The energy research firm estimates the world’s proven oil reserves—a statistical estimate of oil to be produced from fields and wells already sanctioned for development by oil companies and approved by governments—at 386 billion bbl, approximately only one-quarter of the reported 1,730 billion bbl in the BP statistical review.



Accounting for Discrepancies

When estimating reserves and resources, Rystad applies the classification aligned with SPE’s Petroleum Resources Management System (PRMS). The PRMS was developed to provide consistent and reliable definition, classification, and estimation of hydrocarbon resources. The system is based on input and approval from other industry societies, including the World Petroleum Council, American Association of Petroleum Geologists, Society of Petroleum Evaluation Engineers, Society of Exploration Geophysicists, European Association of Geoscientists and Engineers, and the Society of Petrophysicists and Well Log Analysts.

Rystad says it uses the standard to ensure consistent comparisons across the world for both OPEC and non-OPEC countries and for conventional and unconventional fields. Official reporting from national authorities applies more diverse and less transparent standards, says the firm.
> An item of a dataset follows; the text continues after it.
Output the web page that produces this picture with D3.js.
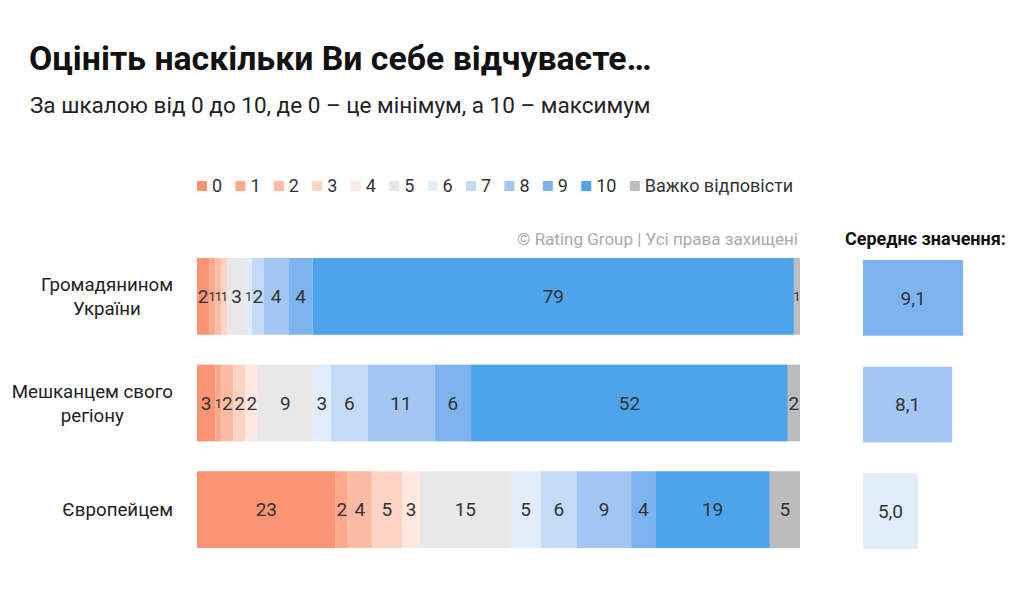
<!DOCTYPE html>
<html>
<head>
<meta charset="utf-8">
<script src="https://cdn.jsdelivr.net/npm/d3@7"></script>
<style>
  body { margin: 0; background: #fff; }
  svg { font-family: Roboto, sans-serif; }
</style>
</head>
<body>
<svg id="chart"></svg>
<script>
var W = 1024, H = 609;

// categories and values
var rows = [["Громадянином", "України"], ["Мешканцем свого", "регіону"], ["Європейцем"]];
var keys = ["0", "1", "2", "3", "4", "5", "6", "7", "8", "9", "10", "Важко відповісти"];
var values = [
  [2, 1, 1, 1, 0, 3, 1, 2, 4, 4, 79, 1],
  [3, 1, 2, 2, 2, 9, 3, 6, 11, 6, 52, 2],
  [23, 2, 4, 5, 3, 15, 5, 6, 9, 4, 19, 5]
];
var means = [9.1, 8.1, 5.0];
var meanLabels = ["9,1", "8,1", "5,0"];
var meanColorKeys = ["9", "8", "6"];
var colors = ["#fa9474", "#fba88b", "#fcbca4", "#fdd4c3", "#fde9e2", "#e8e8e8",
              "#e2edfb", "#c4dbf7", "#a3c7f2", "#7db4ef", "#4da4ea", "#bdbdbd"];

var svg = d3.select("#chart").attr("width", W).attr("height", H);

var color = d3.scaleOrdinal().domain(keys).range(colors);

// title
svg.append("text")
    .attr("x", 29).attr("y", 70)
    .attr("font-size", 33.8).attr("font-weight", 700)
    .attr("fill", "#111")
    .text("Оцініть наскільки Ви себе відчуваєте…");
svg.append("text")
    .attr("x", 30).attr("y", 113)
    .attr("font-size", 22.5)
    .attr("fill", "#222")
    .text("За шкалою від 0 до 10, де 0 – це мінімум, а 10 – максимум");

// legend
var leg = svg.append("g").attr("transform", "translate(197,186)");
var lx = 0;
keys.forEach(function(k) {
  var g = leg.append("g").attr("transform", `translate(${lx},0)`);
  g.append("rect").attr("x", 0).attr("y", -5).attr("width", 10).attr("height", 10).attr("fill", color(k));
  var t = g.append("text").attr("x", 15).attr("y", 0).attr("dy", "0.35em")
      .attr("font-size", 18).attr("fill", "#333").text(k);
  lx += 15 + t.node().getComputedTextLength() + 13.3;
});

// copyright
svg.append("text")
    .attr("x", 798).attr("y", 245)
    .attr("text-anchor", "end")
    .attr("font-size", 17).attr("fill", "#aaa")
    .text("© Rating Group | Усі права захищені");

svg.append("text")
    .attr("x", 845).attr("y", 245)
    .attr("font-size", 18).attr("font-weight", 700).attr("fill", "#111")
    .text("Середнє значення:");

// scales
var y = d3.scaleBand().domain(d3.range(rows.length)).range([258, 548]).paddingInner(0.28);

var stacked = values.map(function(v) {
  var total = d3.sum(v);
  var x = d3.scaleLinear().domain([0, total]).range([197, 800]);
  var acc = 0;
  return v.map(function(d, i) {
    var s = { key: keys[i], value: d, x0: x(acc), x1: x(acc + d) };
    acc += d;
    return s;
  });
});

var bars = svg.append("g").selectAll("g").data(stacked).join("g")
    .attr("transform", (d, i) => `translate(0,${y(i)})`);

bars.selectAll("rect").data(d => d.filter(s => s.value > 0)).join("rect")
    .attr("x", d => d.x0)
    .attr("width", d => d.x1 - d.x0)
    .attr("height", y.bandwidth())
    .attr("fill", d => color(d.key));

// shrink labels that are much wider than their segment
function labelSize(d) {
  var w = d.x1 - d.x0;
  var n = String(d.value).length;
  return Math.min(19, Math.max(13, w / (0.56 * n)));
}

bars.selectAll("text").data(d => d.filter(s => s.value > 0)).join("text")
    .attr("x", d => (d.x0 + d.x1) / 2)
    .attr("y", y.bandwidth() / 2)
    .attr("dy", "0.35em")
    .attr("text-anchor", "middle")
    .attr("font-size", labelSize).attr("fill", "#333")
    .text(d => d.value);

// row labels
rows.forEach(function(lines, i) {
  var g = svg.append("g");
  var cy = y(i) + y.bandwidth() / 2;
  var lh = 24;
  var ts = lines.map(function(l, j) {
    return g.append("text")
      .attr("y", cy + (j - (lines.length - 1) / 2) * lh)
      .attr("dy", "0.35em")
      .attr("text-anchor", "middle")
      .attr("font-size", 18.7).attr("fill", "#222")
      .text(l);
  });
  var maxW = d3.max(ts, t => t.node().getComputedTextLength());
  ts.forEach(t => t.attr("x", 173 - maxW / 2));
});

// mean values
var mx = d3.scaleLinear().domain([0, 10]).range([0, 110]);
var mg = svg.append("g").attr("transform", "translate(863,0)");
mg.selectAll("rect").data(means).join("rect")
    .attr("x", 0)
    .attr("y", (d, i) => y(i) + 2)
    .attr("width", d => mx(d))
    .attr("height", y.bandwidth() - 1)
    .attr("fill", (d, i) => color(meanColorKeys[i]));
mg.selectAll("text").data(means).join("text")
    .attr("x", d => mx(d) / 2)
    .attr("y", (d, i) => y(i) + 1.5 + y.bandwidth() / 2)
    .attr("dy", "0.35em")
    .attr("text-anchor", "middle")
    .attr("font-size", 19).attr("fill", "#333")
    .text((d, i) => meanLabels[i]);
</script>
</body>
</html>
For example, some OPEC countries such as Venezuela report official reserves that apparently include undiscovered oil, while others like Brazil and Norway report conservative estimates covering only existing fields.

“Official reserves reporting from Saudi Arabia indicates an upward revision of 10%, but we don’t see increases in activity that would justify such a large upgrade, so this revision could be due to changes in reporting methodology. The 20% revision to official US reserves, on the other hand, is due to higher reserves reported by the operators and is based on more stringent rules from the US Securities and Exchange Commission,” said Per Magnus Nysveen, Rystad head of analysis.

Other Report Findings

Rystad reported that while shale and tight resources in the Permian remain largely flat, production has been replaced through improvements in well configuration, largely driven by supermajors increasing their footprint in the Permian Midland Basin and by fine-tuning operations. But the annual report also noted that production has not been fully replaced in some US shale plays such as the Eagle Ford in Texas and Utica in Ohio. “Oil companies have been focusing on core development and cash flows rather than exploration and de-risking non-core assets,” CEO Jarand Rystad said.

Other notable reductions in resources are for non-US shale discoveries. Offshore deepwater exploration, meanwhile, have resulted in a positive replacement ratio, mainly driven by new discoveries in Guyana by ExxonMobil.

The Rystad report confirms that global production of petroleum liquids and biofuels are on track to pass 100 million B/D this year, representing an increase of about 2 million B/D from 2018. Global production of natural gas liquids (NGLs) has passed 10 million B/D, while an additional 5 million bbl comes from refinery gains and biofuels.

“About 5 million bbl per day of global oil production capacity is currently idled for several reasons—less infill drilling offshore, sanctions on Iran, continued instability in Libya, economic collapse in Venezuela, pillage and sabotage in Nigeria, and voluntary cuts by OPEC and its allies,” said Paola Rodriguez-Masieu, Rystad oil market analyst.